Experts talk antitrust in technology at symposium


The Department of Economics hosted a symposium at Taper Hall Tuesday evening to discuss GAFAM — the five Big Tech companies dominating the market: Google, Amazon, Facebook, Apple and Microsoft — and the role of antitrust law in the industry. 

Leading experts from a variety of industries spoke at the event, including Fabien Curto Millet, director of economics at Google; Brijesh Pinto, assistant professor of economics of the practice of economics at the Dornsife College of Letters, Arts and Sciences; Ziyi Qiu, adjunct professor of law and adjunct assistant professor of economics at the University of Illinois Urbana-Champaign; and Daniel Sokol, Carolyn Craig Franklin Chair in Law at the Gould School of Law and affiliate professor of business at the Marshall School of Business. Abraham Solovy, student -alumni liaison and former vice president of the Economics Association, moderated the event.

Panelists first discussed the areas in digital platform competition and regulation that require rethinking.

“There are two dimensions along which to think about this,” Sokol said. “The first thing is: What are the goals of antitrust? [Second thing:] What should the standard of evaluation be — consumer welfare or something else? I think there’s a little regulatory uncertainty about that.”

Pinto said he does not necessarily view the current situation as “a race between regulators and firms,” instead laying the responsibility on an “academic gap issue.”

“How do we think about things like the complexity of transactions you see in tech? How do you think about data and how it should be valued? There’s almost a sort of barter-like system, where you’re exchanging service for data,” Pinto said. “This discussion we’re having today is a bit of the microcosm of the conversation that we need to have with stakeholders from academia, industry and also [federal] agencies.”

Sokol said the pattern of the two-sided market — which he credited as conceptualized by 19th-century Austrian economist Eugen von Böhm-Bawerk — was not new, but rather appearing and reappearing through the years under different names. What is new, however, is the emergence of data as a driving force for monopoly.

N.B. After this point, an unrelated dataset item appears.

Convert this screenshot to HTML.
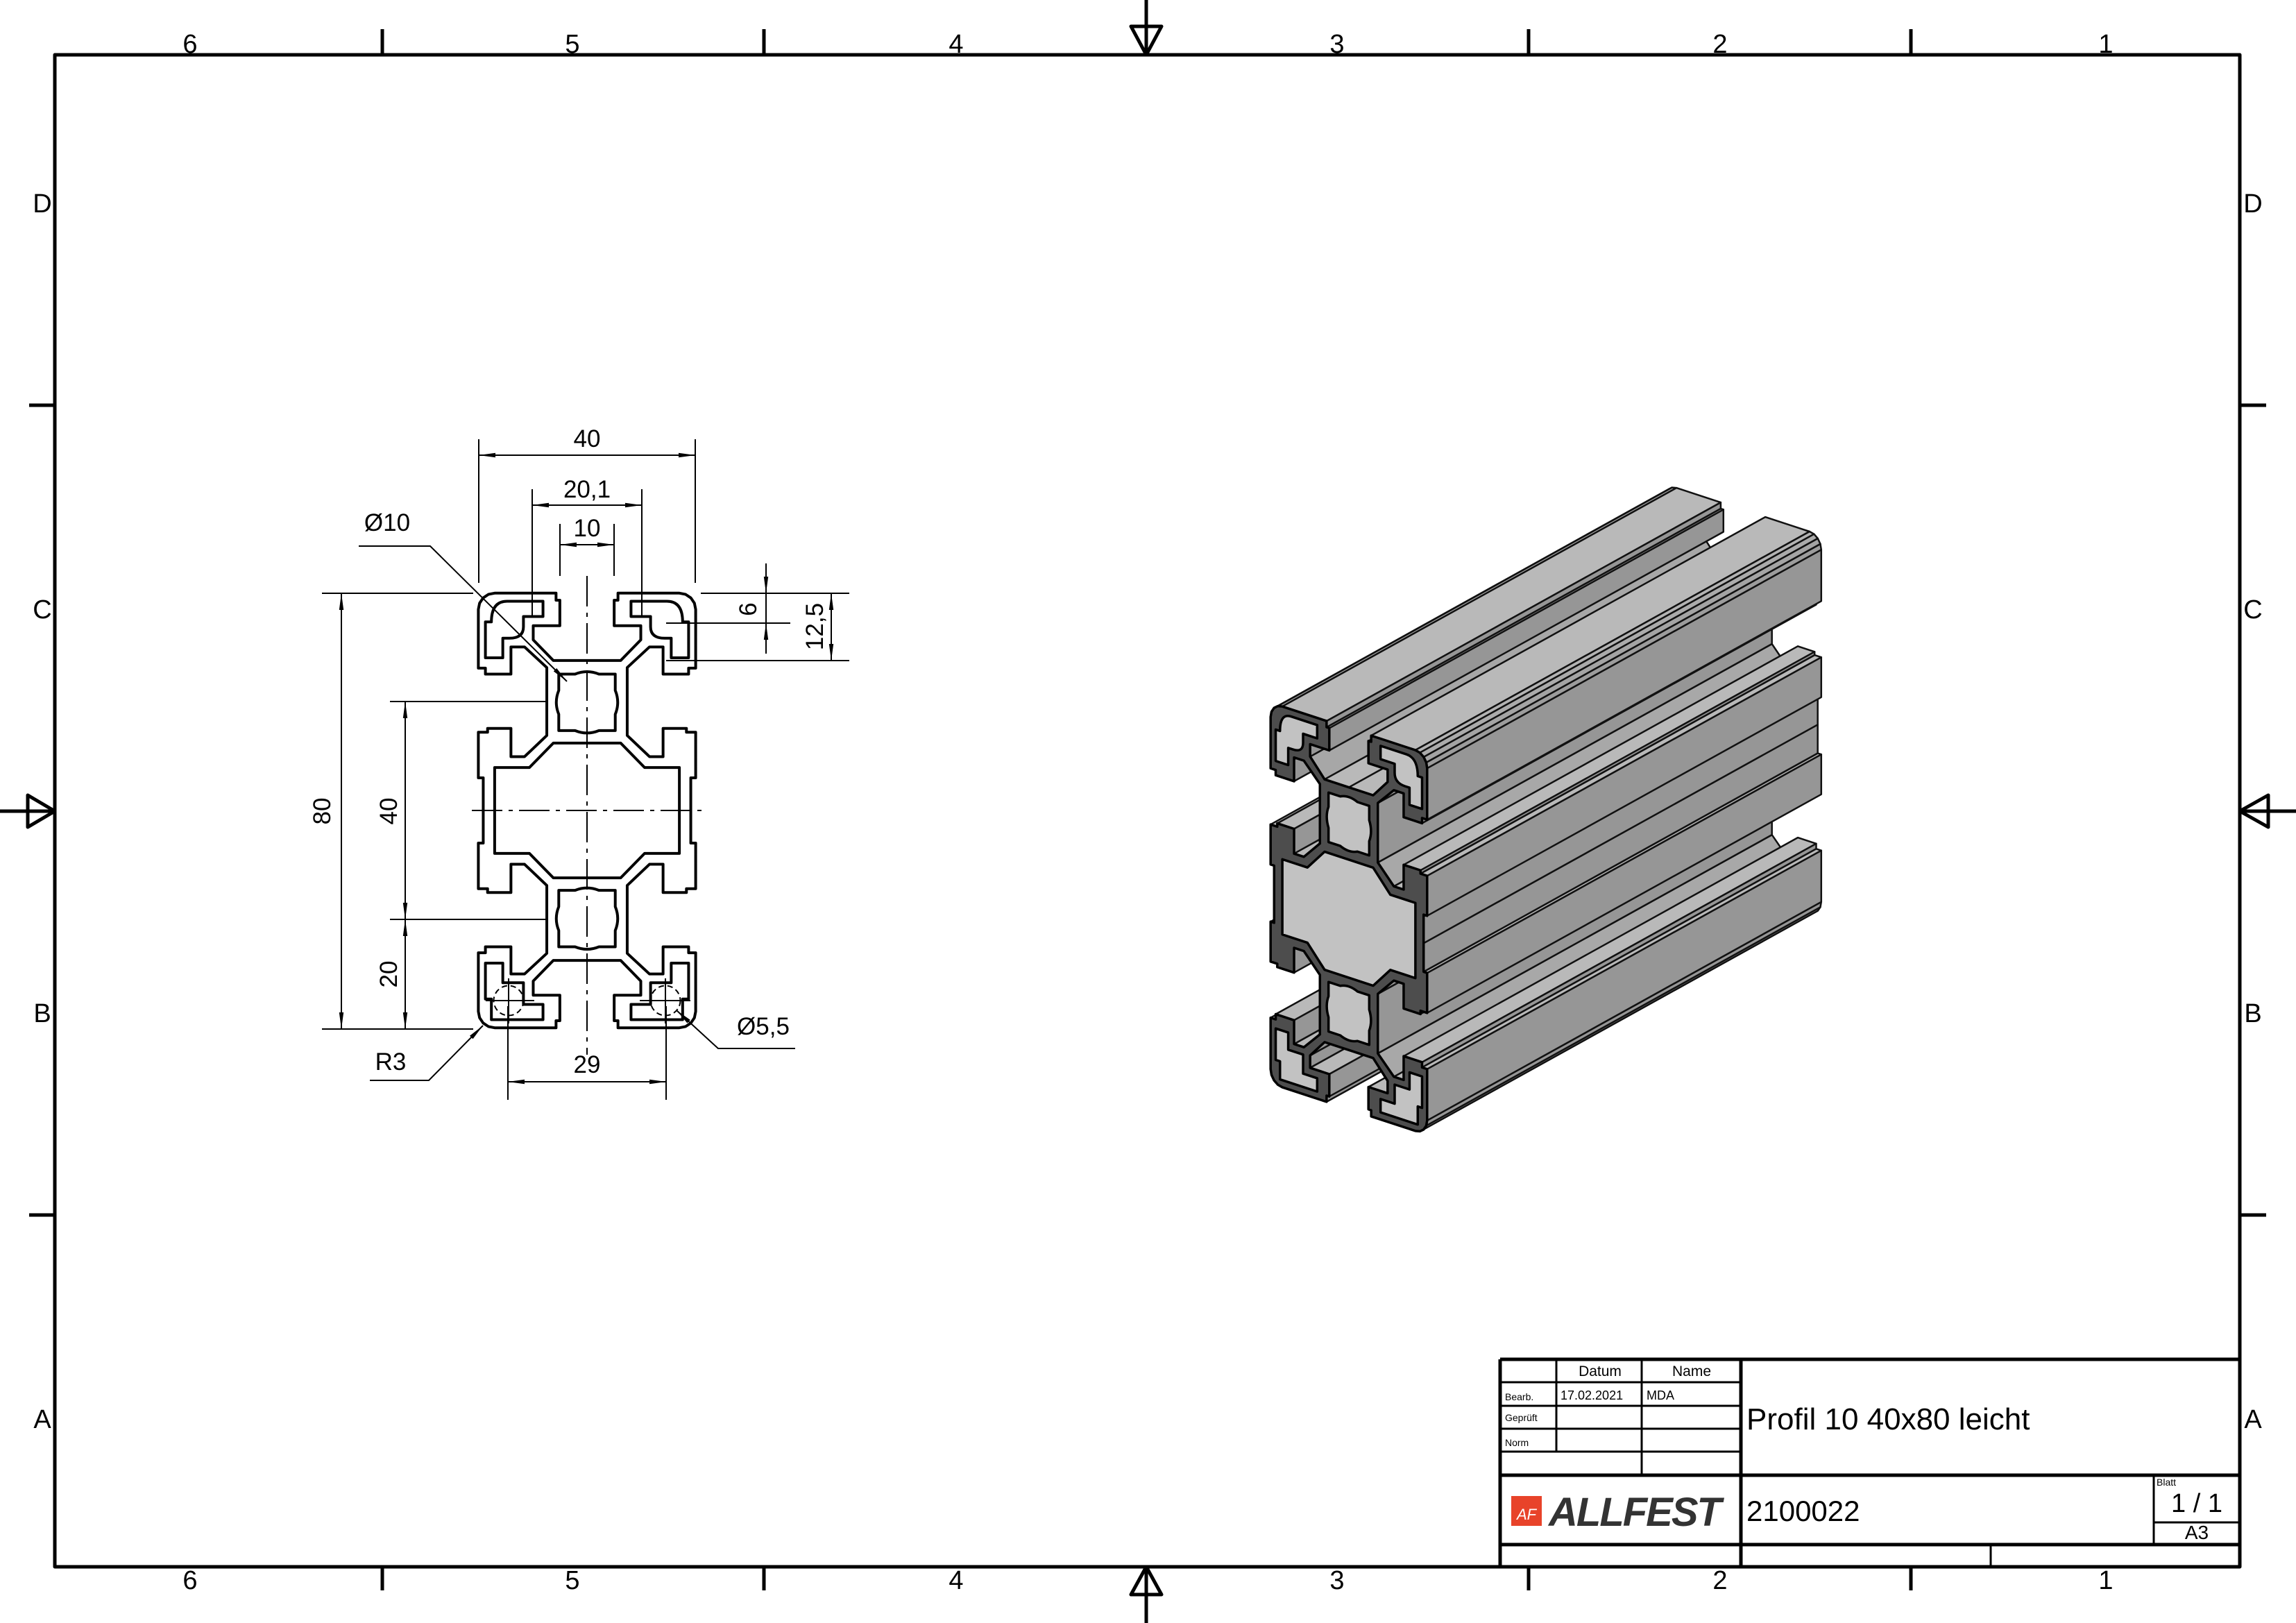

“We’re getting all kinds of data. Data in many ways has become like carbon dioxide: We breathe it in, we breathe it out,” Sokol said. “The concern is few-fold: Number one, from an antitrust perspective, the concern is that the law has become too lenient to larger firms. Number two, the concern is maybe we focus too much on static effects, not dynamic effects. Number three, we are concerned that these cases go on for too long.”

Solovy also asked panelists to compare digital platform regulation with that of traditional industries, and to discuss the lessons to be learned from the latter.

“Digital platform is an industry that is very sensitive to innovation,” Qiu said. “Even for firms that are competing today, you will see [they carry] different business models, and their business model is not stable. It’s changing. It’s evolving over time.”

Millet, from Google, said that despite narratives that antitrust efforts have thus far failed, regulation remains important.

“We need regulation,” Millet said. “I mean, the regulation is now around the corner. And I do not want to contest this kind of move order. Societies decide how these things go. And us in private companies, we are here to ensure compliance, really, with the frameworks that are imposed upon us. But nevertheless, the justification towards regulation does raise some questions in my mind.”